I reckon it'd be easier and cheaper just to deposit all that dosh in orbit. A dollar bill has an area of 103.4 sq. cm., and weighs a bit less than a gram, so a trillion of them would cover roughly 10,000,000,000 sq.metres or 10,000 sq. km. and weigh a million tons. Assuming each is oriented at 45° to the Sun on average, the effective area would be around 7071 sq. km. They wouldn't need complicated and expensive rockets, but could be blasted there in "super guns" - quite technically feasible (I know my history). The other advantage is that it doesn't actually cost 1$ to print a 1$ bill. Banknotes are paper and ink, and in some cases include a thin thread of metal (about as thin as the thread of logic in the other schemes). Banks wouldn't have to actually issue the notes as currency.

Each country could contribute a special "Cool It" note, with a picture of the incumbent political leader imprinted thereon. Just think - The US would have "Drill, baby, drill!" Obama waving his birth certificate, the UK would have "The NHS is safe with me" Cameron, Australia could have "No carbon tax" Gillard with a long nose, and Russia would have "It's me again!" Putin. I'm certain both democrats and republicans (though maybe not in equal numbers) would like to see Obama blasted into orbit, and citizens of other countries would be happy to contribute to see their beloved leaders actually doing something useful for a change. A side-advantage is that as the notes drift out of orbit they'd never fall fast enough to burn up, would float to the surface, and still be reflecting sunlight, increasing the albedo.
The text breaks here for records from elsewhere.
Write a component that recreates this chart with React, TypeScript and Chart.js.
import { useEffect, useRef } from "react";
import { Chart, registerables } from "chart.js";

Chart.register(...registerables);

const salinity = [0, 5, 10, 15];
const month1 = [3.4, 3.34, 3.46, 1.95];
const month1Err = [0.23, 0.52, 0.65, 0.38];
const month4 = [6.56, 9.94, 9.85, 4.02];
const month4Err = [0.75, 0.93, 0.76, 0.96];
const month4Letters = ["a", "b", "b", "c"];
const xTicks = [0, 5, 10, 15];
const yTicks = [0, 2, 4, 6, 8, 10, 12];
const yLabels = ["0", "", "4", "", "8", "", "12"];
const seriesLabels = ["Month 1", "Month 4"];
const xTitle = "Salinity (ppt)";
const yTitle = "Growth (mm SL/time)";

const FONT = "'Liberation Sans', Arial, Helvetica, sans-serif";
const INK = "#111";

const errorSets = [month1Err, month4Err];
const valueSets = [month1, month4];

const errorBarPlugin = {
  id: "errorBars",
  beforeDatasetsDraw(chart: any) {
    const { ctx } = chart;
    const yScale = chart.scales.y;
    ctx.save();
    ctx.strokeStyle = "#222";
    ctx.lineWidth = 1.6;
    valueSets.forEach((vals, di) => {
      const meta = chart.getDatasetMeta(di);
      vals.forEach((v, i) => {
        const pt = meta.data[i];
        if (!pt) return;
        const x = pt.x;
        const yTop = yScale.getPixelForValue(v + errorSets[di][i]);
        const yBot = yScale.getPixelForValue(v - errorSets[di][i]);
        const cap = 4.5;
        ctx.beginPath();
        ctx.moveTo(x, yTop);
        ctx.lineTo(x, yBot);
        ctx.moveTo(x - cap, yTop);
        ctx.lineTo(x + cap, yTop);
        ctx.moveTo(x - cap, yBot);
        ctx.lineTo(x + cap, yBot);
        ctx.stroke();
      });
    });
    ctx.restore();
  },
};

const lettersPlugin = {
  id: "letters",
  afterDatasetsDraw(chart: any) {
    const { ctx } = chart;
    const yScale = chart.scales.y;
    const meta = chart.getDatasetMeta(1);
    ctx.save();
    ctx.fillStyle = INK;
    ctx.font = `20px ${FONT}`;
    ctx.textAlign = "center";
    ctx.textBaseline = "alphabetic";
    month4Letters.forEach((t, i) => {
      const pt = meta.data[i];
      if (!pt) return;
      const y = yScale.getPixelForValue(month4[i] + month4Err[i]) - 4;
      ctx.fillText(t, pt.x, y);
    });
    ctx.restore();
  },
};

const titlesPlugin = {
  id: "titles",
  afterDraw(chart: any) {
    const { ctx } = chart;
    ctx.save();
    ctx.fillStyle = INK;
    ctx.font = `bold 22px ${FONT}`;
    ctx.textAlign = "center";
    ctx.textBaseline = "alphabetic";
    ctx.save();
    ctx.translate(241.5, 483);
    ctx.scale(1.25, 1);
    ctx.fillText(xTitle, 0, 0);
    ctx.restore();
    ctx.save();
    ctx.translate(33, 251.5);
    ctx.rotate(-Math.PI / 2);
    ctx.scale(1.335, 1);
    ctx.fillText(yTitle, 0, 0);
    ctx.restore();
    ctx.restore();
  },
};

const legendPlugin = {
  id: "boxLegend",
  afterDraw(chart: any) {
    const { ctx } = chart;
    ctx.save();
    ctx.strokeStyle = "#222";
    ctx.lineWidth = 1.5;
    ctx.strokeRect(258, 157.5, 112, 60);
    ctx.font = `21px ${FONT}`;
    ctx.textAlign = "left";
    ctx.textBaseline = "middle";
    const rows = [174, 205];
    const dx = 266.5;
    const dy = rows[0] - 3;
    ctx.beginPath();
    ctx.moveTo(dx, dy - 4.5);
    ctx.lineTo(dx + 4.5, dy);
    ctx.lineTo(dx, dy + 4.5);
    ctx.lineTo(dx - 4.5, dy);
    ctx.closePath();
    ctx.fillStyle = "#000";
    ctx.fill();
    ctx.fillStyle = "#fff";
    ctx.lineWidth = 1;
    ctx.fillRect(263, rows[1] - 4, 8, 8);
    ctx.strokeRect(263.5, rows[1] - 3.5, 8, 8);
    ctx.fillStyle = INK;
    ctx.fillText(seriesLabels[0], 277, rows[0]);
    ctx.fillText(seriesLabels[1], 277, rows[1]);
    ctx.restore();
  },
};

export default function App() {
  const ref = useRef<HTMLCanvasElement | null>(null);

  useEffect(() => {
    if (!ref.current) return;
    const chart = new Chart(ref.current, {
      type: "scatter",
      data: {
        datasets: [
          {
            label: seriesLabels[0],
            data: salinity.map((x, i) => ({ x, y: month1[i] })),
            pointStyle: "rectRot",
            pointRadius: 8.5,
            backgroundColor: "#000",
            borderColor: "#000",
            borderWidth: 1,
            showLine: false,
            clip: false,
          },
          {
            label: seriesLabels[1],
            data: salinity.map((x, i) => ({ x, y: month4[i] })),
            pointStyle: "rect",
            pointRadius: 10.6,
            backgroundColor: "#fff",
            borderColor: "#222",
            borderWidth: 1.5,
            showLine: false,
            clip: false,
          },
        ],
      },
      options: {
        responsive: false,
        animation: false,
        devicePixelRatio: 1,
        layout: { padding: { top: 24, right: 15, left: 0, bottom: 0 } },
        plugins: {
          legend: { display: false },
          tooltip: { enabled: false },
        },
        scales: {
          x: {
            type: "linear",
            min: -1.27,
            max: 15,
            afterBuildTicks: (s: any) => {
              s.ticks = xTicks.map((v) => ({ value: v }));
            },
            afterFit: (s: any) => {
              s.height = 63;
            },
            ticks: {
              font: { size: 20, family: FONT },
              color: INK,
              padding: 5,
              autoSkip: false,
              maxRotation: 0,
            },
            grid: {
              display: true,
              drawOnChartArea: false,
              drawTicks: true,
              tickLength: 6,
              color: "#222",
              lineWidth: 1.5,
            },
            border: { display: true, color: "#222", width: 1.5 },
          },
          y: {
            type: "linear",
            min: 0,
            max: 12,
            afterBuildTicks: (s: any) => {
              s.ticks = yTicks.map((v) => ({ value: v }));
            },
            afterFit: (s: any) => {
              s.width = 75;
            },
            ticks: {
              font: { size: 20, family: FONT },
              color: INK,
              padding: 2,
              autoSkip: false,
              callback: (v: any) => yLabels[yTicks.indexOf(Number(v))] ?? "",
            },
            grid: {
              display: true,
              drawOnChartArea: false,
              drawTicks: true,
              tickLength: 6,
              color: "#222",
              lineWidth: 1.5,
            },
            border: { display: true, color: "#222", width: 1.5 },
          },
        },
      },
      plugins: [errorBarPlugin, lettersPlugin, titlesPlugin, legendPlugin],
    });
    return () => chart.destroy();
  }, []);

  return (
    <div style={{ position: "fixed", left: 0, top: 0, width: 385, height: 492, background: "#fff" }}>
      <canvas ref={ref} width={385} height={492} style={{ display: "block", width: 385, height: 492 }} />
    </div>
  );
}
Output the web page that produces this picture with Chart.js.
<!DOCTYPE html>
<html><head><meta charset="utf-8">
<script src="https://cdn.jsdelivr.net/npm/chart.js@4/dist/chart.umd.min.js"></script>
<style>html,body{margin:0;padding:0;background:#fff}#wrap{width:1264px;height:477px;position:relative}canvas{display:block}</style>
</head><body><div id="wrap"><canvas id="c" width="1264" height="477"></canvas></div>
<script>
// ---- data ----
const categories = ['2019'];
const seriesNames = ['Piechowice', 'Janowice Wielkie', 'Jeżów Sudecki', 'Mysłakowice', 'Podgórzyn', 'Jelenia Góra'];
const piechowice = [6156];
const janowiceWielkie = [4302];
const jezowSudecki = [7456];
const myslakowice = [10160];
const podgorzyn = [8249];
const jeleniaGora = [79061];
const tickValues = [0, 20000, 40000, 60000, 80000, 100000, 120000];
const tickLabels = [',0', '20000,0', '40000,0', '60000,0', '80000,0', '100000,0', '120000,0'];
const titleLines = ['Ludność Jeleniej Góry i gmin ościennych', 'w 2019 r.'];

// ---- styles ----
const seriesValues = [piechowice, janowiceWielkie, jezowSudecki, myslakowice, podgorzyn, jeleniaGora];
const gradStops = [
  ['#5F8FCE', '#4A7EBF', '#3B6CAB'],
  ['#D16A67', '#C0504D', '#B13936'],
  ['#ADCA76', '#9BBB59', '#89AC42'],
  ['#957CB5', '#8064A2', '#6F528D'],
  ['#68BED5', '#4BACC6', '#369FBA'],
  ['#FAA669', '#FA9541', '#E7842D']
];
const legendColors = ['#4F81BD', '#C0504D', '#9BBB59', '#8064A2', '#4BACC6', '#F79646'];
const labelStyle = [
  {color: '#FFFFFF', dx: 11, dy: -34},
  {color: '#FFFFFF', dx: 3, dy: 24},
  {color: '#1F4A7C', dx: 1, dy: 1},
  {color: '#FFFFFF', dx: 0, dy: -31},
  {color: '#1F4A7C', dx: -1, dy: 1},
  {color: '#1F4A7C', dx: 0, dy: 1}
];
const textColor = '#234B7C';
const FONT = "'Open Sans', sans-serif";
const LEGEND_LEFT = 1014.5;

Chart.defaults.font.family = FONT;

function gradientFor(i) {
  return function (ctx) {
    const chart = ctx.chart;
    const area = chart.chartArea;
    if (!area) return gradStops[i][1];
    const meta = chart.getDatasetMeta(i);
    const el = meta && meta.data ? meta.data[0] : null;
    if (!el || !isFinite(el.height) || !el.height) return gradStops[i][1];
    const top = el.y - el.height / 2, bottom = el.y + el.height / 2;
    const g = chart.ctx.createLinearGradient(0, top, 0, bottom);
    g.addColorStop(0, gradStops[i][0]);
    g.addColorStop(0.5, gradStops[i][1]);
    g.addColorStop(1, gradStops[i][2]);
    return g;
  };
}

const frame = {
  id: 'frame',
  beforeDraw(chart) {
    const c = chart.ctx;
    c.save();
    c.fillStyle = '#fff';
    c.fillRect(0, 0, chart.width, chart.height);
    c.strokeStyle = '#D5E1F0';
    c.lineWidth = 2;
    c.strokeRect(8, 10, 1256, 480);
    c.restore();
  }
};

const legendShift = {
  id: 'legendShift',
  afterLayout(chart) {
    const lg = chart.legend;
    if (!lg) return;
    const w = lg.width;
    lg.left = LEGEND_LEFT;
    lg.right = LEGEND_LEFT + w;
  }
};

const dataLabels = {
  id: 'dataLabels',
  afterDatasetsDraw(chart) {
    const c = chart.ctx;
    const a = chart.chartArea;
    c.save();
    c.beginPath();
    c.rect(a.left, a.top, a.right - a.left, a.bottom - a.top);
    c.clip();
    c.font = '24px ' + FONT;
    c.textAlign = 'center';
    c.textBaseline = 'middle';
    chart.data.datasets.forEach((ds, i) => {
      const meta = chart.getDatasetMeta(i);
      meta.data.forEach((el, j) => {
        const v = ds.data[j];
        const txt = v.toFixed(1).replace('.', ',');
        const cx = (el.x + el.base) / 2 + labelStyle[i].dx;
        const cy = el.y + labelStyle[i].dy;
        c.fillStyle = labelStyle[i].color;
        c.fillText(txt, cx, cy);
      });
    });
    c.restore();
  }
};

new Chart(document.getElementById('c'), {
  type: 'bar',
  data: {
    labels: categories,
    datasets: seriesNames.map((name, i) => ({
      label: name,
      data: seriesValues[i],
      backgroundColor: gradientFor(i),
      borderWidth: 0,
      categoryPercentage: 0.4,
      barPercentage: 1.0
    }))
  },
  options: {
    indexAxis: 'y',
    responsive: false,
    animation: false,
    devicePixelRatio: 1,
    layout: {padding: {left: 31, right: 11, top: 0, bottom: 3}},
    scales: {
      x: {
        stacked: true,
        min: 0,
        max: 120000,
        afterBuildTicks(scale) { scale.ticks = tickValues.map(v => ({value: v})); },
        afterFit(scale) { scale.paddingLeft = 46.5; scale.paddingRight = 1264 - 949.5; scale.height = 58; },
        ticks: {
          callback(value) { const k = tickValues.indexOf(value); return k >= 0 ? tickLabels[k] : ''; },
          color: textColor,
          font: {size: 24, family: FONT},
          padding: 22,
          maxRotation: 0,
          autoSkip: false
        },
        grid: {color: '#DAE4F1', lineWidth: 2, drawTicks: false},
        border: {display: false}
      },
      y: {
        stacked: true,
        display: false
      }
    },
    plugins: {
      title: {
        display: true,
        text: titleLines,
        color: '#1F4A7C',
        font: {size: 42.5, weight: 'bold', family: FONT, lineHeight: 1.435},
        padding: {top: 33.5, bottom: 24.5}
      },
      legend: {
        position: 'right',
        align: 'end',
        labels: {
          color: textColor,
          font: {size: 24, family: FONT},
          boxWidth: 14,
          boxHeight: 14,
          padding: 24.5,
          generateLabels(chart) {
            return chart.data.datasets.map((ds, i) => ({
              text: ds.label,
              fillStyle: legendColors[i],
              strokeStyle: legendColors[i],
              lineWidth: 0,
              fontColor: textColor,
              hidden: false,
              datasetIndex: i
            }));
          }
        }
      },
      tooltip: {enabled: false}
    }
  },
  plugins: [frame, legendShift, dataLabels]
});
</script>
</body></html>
Polar explorers would never run short of toilet paper... the list just goes on. Just think of all the thousands of "green-back" jobs Obama could point to as the election draws nigh. The Pentagon would be allocated funds to develop a "super gun" for the army, and the other services would be green with envy.

There's a Nobel Prize, or at least "Climate Crusader of the Year" in this for me, I'm sure. I may even get my handsome visage (He lies - Ed.) on a special edition banknote and join the political elite in orbit. I've changed my mind - geo-engineering is FUN!